Las variedades de alcachofa que se consumen tradicionalmente en España son la blanca, de Tudela, alargada de color verde y tamaño pequeño, que se cultiva en Navarra, La Rioja y todo el Levante; la romana o romanesco, gruesa y redonda, propia de la primavera, la más apreciada por los andaluces; y la violeta, de Provenza, pequeña, tierna, de forma cónica y color violáceo, que en Sicilia llaman francesino, por su origen. La de carne más apreciada para los italianos por la suavidad de su corazón tierno es la espinosa o «spinoso sardo», de color verde intenso y todo lo contrario de lo que su nombre podría dar a entender. Los franceses comen sus pequeñas provenzales a la «barigoule», salteadas en aceite de oliva y vino blanco, panceta e hinojo, y con un chorro de balsámico.

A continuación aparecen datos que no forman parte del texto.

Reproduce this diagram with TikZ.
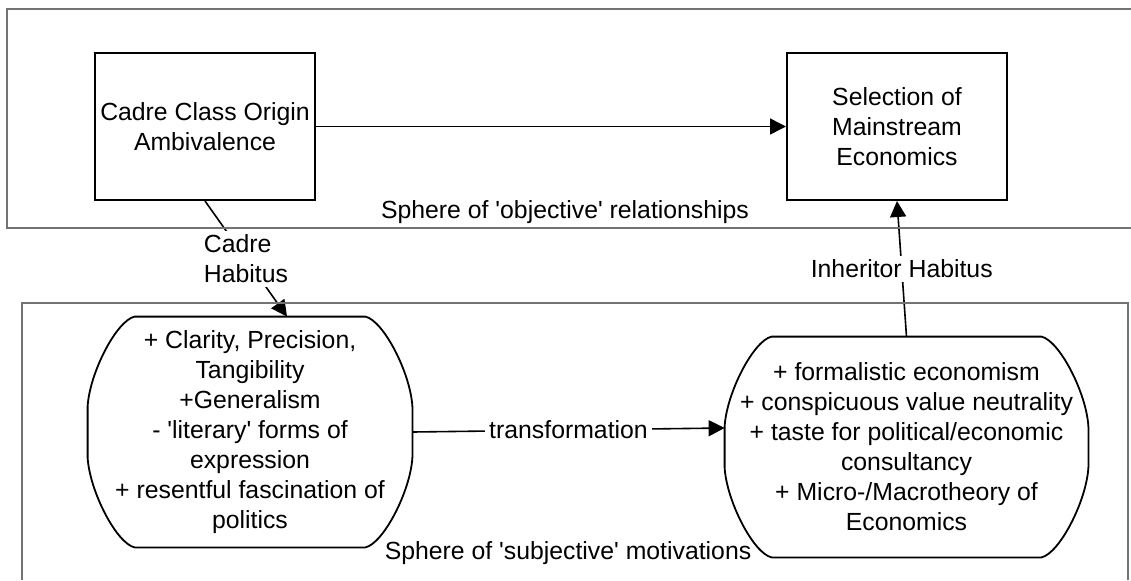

Otra debilidad hortícola para disfrutar en la primavera son los espárragos silvestres o trigueros, como la espiga de trigo verde, de textura firme pero, a la vez, tierna y jugosa. En Murcia, comí unos trigueros, finos como agujas de coser, delicados y con suficiente carne para no achicharrarse en la plancha o sobre la brasa, que es preferentemente donde deben cocinarse con unas gotas de aceite y sal gorda, Maldon a ser posible. En temporada los he comprado en el mercado de Sanlúcar de Barrameda y conservaban ese inconfundible amargor de las hierbas que se recogen en las lindes de los bosques, junto a los ríos o cerca de los viñedos. Lo mismo que las tagarninas, que crecen de modo rastrero en forma de roseta, con tallos que pueden medir hasta cien centímetros, rectos, alados, generalmente ramificados en la mitad superior. No es fácil encontrar las tagarninas, salvo en la sierra gaditana en esta época del año. Muy apreciada, se come cocida, gratinada, en ensaladas o en tortilla.

A su vez, los espárragos blancos o violáceos se cuecen atados en un mazo para que no se dispersen y se acompañan de una suave vinagreta, un aliño de aceite o, en su defecto, una salsa holandesa. En Francia, en un lugar entre Las Landas y el Bearn de cuyo nombre no puedo acordarme, me sirvieron unos muy jugosos acompañados de una delicada muselina y con trufa negra rallada por encima.

Tanto las alcachofas, cuyo compuesto llamado cinarina hace que todo lo que se coma o beba después sepa dulce, como los espárragos, tienen un serio problema armónico con cualquier vino de calidad que se quiera disfrutar. Una solución bastante aséptica es refugiarse en un fino de Jerez o Montilla, o un blanco Frascati, romano. No hace falta un mayor gasto. Ni conviene romperse la cabeza.